Innovative hardware takes centre stage at Seneca’s Free Software and Open Source Symposium
Toronto, October 23, 2012 – In its eleventh year, Seneca’s Free Software and Open Source Symposium (FSOSS) will showcase innovative hardware that runs open source software.
The two-day event will include sessions on the revolutionary $35 Raspberry Pi computer, which features software built and adapted with the help of Seneca students and faculty, as well as other small, inexpensive “Hackputers.” There will also be a hands-on heterogeneous computing workshop on October 25.

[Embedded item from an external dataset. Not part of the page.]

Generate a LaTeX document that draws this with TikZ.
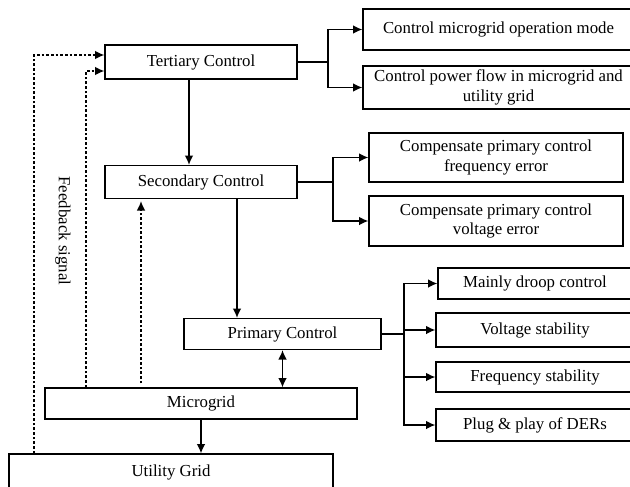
\documentclass[tikz,border=0pt]{standalone}
\usepackage{fontspec}
\setmainfont{Liberation Serif}
\usetikzlibrary{arrows.meta}
\begin{document}
\begin{tikzpicture}[x=0.75pt,y=-0.75pt,>={Latex[length=7pt,width=6.5pt]},line width=1pt]
\tikzstyle{every node}+=[inner sep=0pt,font=\fontsize{12.6}{14.5}\selectfont]
\tikzstyle{box}=[draw,rectangle,align=center]
\tikzstyle{fb}=[dash pattern=on 2pt off 1.5pt]
\useasboundingbox (0,0) rectangle (630,486);
\clip (0,0) rectangle (630,486);
\node [box,minimum width=144pt,minimum height=25.5pt] (tert) at (201,62) {Tertiary Control};
\node [box,minimum width=144pt,minimum height=24.75pt] (sec) at (201,182) {Secondary Control};
\node [box,minimum width=147.75pt,minimum height=23.25pt] (prim) at (282.5,334) {Primary Control};
\node [box,minimum width=234pt,minimum height=23.25pt] (micro) at (201,403.5) {Microgrid};
\node [box,minimum width=243pt,minimum height=27pt] (util) at (171,472) {Utility Grid};
\node [box,minimum width=203.25pt,minimum height=30.75pt] (r1) at (498.5,29.5) {Control microgrid operation mode};
\node [box,minimum width=203.25pt,minimum height=32.25pt] (r2) at (498.5,87.5) {Control power flow in microgrid and\\utility grid};
\node [box,minimum width=190.5pt,minimum height=36.75pt] (r3) at (496,157.5) {Compensate primary control\\frequency error};
\node [box,minimum width=190.5pt,minimum height=37.5pt] (r4) at (496,221) {Compensate primary control\\voltage error};
\node [box,minimum width=145.5pt,minimum height=23.25pt] (p1) at (535,283.5) {Mainly droop control};
\node [box,minimum width=148.5pt,minimum height=25.5pt] (p2) at (535,330) {Voltage stability};
\node [box,minimum width=148.5pt,minimum height=22.5pt] (p3) at (535,377) {Frequency stability};
\node [box,minimum width=148.5pt,minimum height=24pt] (p4) at (535,425) {Plug \& play of DERs};
\node [rotate=-90] (fbl) at (63,231) {Feedback signal};
\coordinate (tb) at (328,62);
\coordinate (sb) at (333,182);
\coordinate (pb) at (404,334);
\coordinate (ts) at (189,0);
\coordinate (ss) at (237,0);
\coordinate (f1) at (34,0);
\coordinate (f2) at (86,0);
\coordinate (f3) at (141,0);
\draw (tert.east) -- (tb);
\draw [->] (tb) |- (r1.west);
\draw [->] (tb) |- (r2.west);
\draw (sec.east) -- (sb);
\draw [->] (sb) |- (r3.west);
\draw [->] (sb) |- (r4.west);
\draw (prim.east) -- (pb);
\foreach \n in {p1,p2,p3,p4}
  \draw [->] (pb) |- (\n.west);
\draw [->] (tert.south -| ts) -- (sec.north -| ts);
\draw [->] (sec.south -| ss) -- (prim.north -| ss);
\draw [<->] (prim.south) -- (prim.south |- micro.north);
\draw [->] (micro.south) -- (micro.south |- util.north);
\draw [fb,->] (util.north -| f1) |- ([yshift=5.25pt]tert.west);
\draw [fb,->] (micro.north -| f2) |- ([yshift=-6.75pt]tert.west);
\draw [fb,->,shorten <=3pt,shorten >=1.5pt] (micro.north -| f3) -- (sec.south -| f3);
\end{tikzpicture}
\end{document}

The annual event will take place on October 25 and 26 at the Seneca@York Campus (70 The Pond Road, Toronto) and is hosted by Seneca’s Centre for Development of Open Technology, a Canadian hub for the development and research of open source software through collaboration with the open source community, business, and other institutions.
“Seneca’s FSOSS has always been about sharing best practices in teaching and learning open source and providing our students with the opportunity to learn from those who are changing computing as we know it,” said Joy McKinnon, Seneca College Vice-President, Academic. “This year we are going beyond free software and including sessions that focus on business models for the commercialization of open source and the hardware that runs exclusively on open source software.”
Presentations at this year’s event will focus on the latest innovations to development techniques, as well as open source business models and commercialization. A panel discussion on this topic will include guests such as Ken Ono of NexJ Systems Inc., John Breakey of Promys Inc., Fred Dixon of Blindside Networks and Ben Houston from Exocortex Technologies Inc.
"Open source technology lets your company focus on its core business without having to spend time and energy on problems that are already solved, and helps you avoid the vendor lock-in and licensing overhead that can put a lot of drag on a company that needs to be light, nimble, and fast," said Mike Hoye, founder of Toronto software company Bespoke I/O. “This year's Free Software and Open Source Symposium will be a great forum for sharing ideas, best practices and new directions for open-technology-oriented businesses, and if you want to see what the internet is going to look like in five years, you should be there."